Logo de cara, Bush deixou o clima favorável ao dizer que, em Washington, havia quem dissesse que homens como eles não poderiam fazer negócios juntos, mas que aquele encontro serviria para provar o contrário. Lula, então, contou que tinha superado muitos preconceitos, e o bem-humorado Bush, sorridente, o interrompeu para dizer que era “o campeão de preconceitos”.
'Guerra contra a fome'
De gravata vermelha e broche do PT preso ao terno, Lula levou consigo uma série de frases prontas que havia treinado nos dias prévios com assessores. Quando Bush começou a conduzir o papo rumo às tensões no Iraque, o brasileiro se esquivou ao afirmar que a guerra dele era outra — “a guerra contra a fome”. Assim, extraiu do americano apoio público ao programa Fome Zero, um dos cartões de visita do mandato que se avizinhava.
Houve momentos de frieza nas ocasiões em que a conversa passou pelo papel das instituições financeiras ou pela Área de Livre Comércio das Américas (Alca), mas logo Lula voltou a adotar o tom emotivo que, segundo Spektor, Bush adorou, já que também se valia disso em conversas com líderes internacionais. O recém eleito presidente do Brasil sentenciou, por exemplo, que o futuro do país era brilhante — e que “nós só queremos construir nosso destino”.

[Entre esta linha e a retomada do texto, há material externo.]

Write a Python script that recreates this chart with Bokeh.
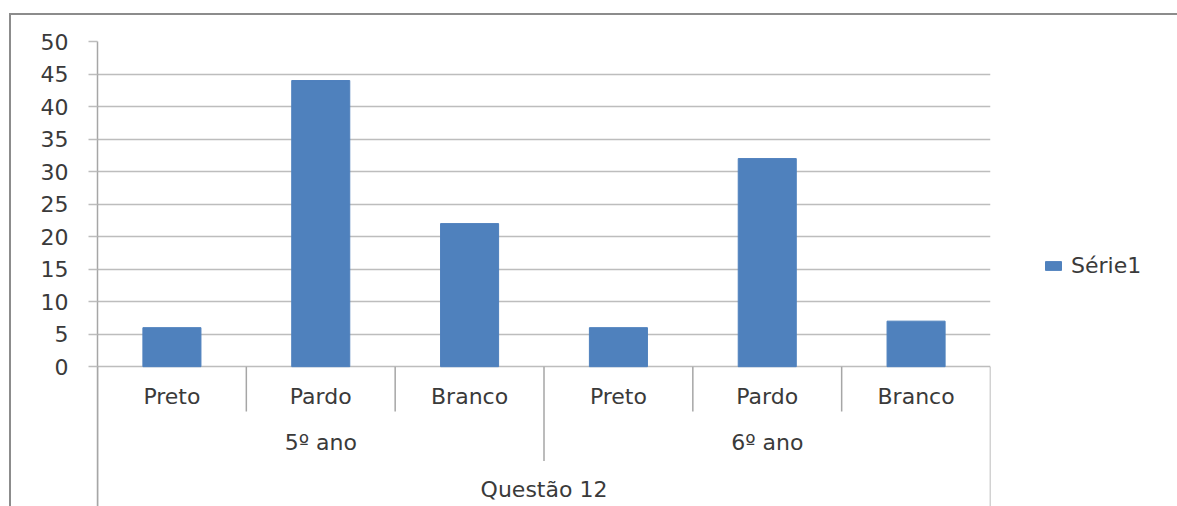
from bokeh.plotting import figure
from bokeh.models import FactorRange, Range1d, FixedTicker, ColumnDataSource, Legend, LegendItem, InlineStyleSheet
from bokeh.core.properties import value
from bokeh.embed import file_html
from bokeh.resources import INLINE

# ---- data ----
question = "Questão 12"
years = ["5º ano", "6º ano"]
races = ["Preto", "Pardo", "Branco"]
counts = [6, 44, 22, 6, 32, 7]
series_name = "Série1"
y_ticks = [0, 5, 10, 15, 20, 25, 30, 35, 40, 45, 50]

factors = [(question, yr, rc) for yr in years for rc in races]

FONT = value("DejaVu Sans")
TXT = "#3a3a3a"
FS = "22px"
BAR = "#4F81BD"

x_range = FactorRange(factors=factors, factor_padding=0, group_padding=0,
                      subgroup_padding=0, range_padding=0)
y_range = Range1d(-21.5, 50)

p = figure(frame_width=893, frame_height=465, x_range=x_range, y_range=y_range,
           output_backend="svg", toolbar_location=None, x_axis_location=None,
           min_border_left=97, min_border_right=187, min_border_top=41,
           min_border_bottom=0)
p.outline_line_color = None
p.xgrid.visible = False
p.ygrid.grid_line_color = "#bdbdbd"
p.ygrid.grid_line_width = 1.5

ya = p.yaxis[0]
ya.ticker = FixedTicker(ticks=y_ticks)
ya.axis_line_color = "#a6a6a6"
ya.axis_line_width = 1.5
ya.major_tick_line_color = "#bdbdbd"
ya.major_tick_line_width = 1.5
ya.major_tick_in = 0
ya.major_tick_out = 9
ya.minor_tick_line_color = None
ya.major_label_standoff = 20
ya.major_label_text_font = "DejaVu Sans"
ya.major_label_text_font_size = FS
ya.major_label_text_color = TXT

src = ColumnDataSource(dict(x=factors, top=counts))
bars = p.vbar(x="x", top="top", width=0.39, bottom=0, source=src,
              fill_color=BAR, line_color=BAR)

# category separators (synthetic coordinates of factor boundaries)
n = len(factors)
xs0, ys0, ys1 = [], [], []
for i in range(n + 1):
    if i == 0 or i == n:
        low = -21.5
    elif factors[i - 1][1] != factors[i][1]:
        low = -14.5
    else:
        low = -6.9
    xs0.append(i)
    ys0.append(0)
    ys1.append(low)
p.segment(x0=xs0, y0=ys0, x1=xs0, y1=ys1, line_color="#a6a6a6", line_width=1.5)

# category labels
p.text(x=factors, y=[-4.6] * n, text=[f[2] for f in factors],
       text_align="center", text_baseline="middle", text_font=FONT,
       text_font_size=FS, text_color=TXT)
p.text(x=[(question, yr) for yr in years], y=[-11.7] * len(years), text=years,
       text_align="center", text_baseline="middle", text_font=FONT,
       text_font_size=FS, text_color=TXT)
p.text(x=[question], y=[-18.9], text=[question],
       text_align="center", text_baseline="middle", text_font=FONT,
       text_font_size=FS, text_color=TXT)

legend = Legend(items=[LegendItem(label=series_name, renderers=[bars])],
                location=(53, 228), padding=0, margin=0, spacing=0,
                glyph_width=20, glyph_height=11, label_standoff=8,
                label_text_font="DejaVu Sans", label_text_font_size=FS,
                label_text_color=TXT, border_line_color=None,
                background_fill_alpha=0)
p.add_layout(legend, "right")

p.stylesheets = [InlineStyleSheet(css="""
:host { position: relative; }
:host::after {
  content: ""; position: absolute; left: 9px; top: 13px; right: -20px; bottom: -20px;
  border-top: 2.5px solid #8c8c8c; border-left: 2.5px solid #8c8c8c;
  pointer-events: none; z-index: 10;
}
""")]

open("out.html", "w").write(file_html(p, INLINE))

Ao sair do encontro, Bush comentou com um assessor: “Realmente gosto desse cara. Não tem enganação: ele é aquilo que aparenta”. A conversa no Salão Oval, escreve Spektor, não abordou nenhum assunto prático. Serviu, no entanto, para “divulgar a mensagem de que a direita americana podia fazer negócios com um líder da esquerda latino-americana”.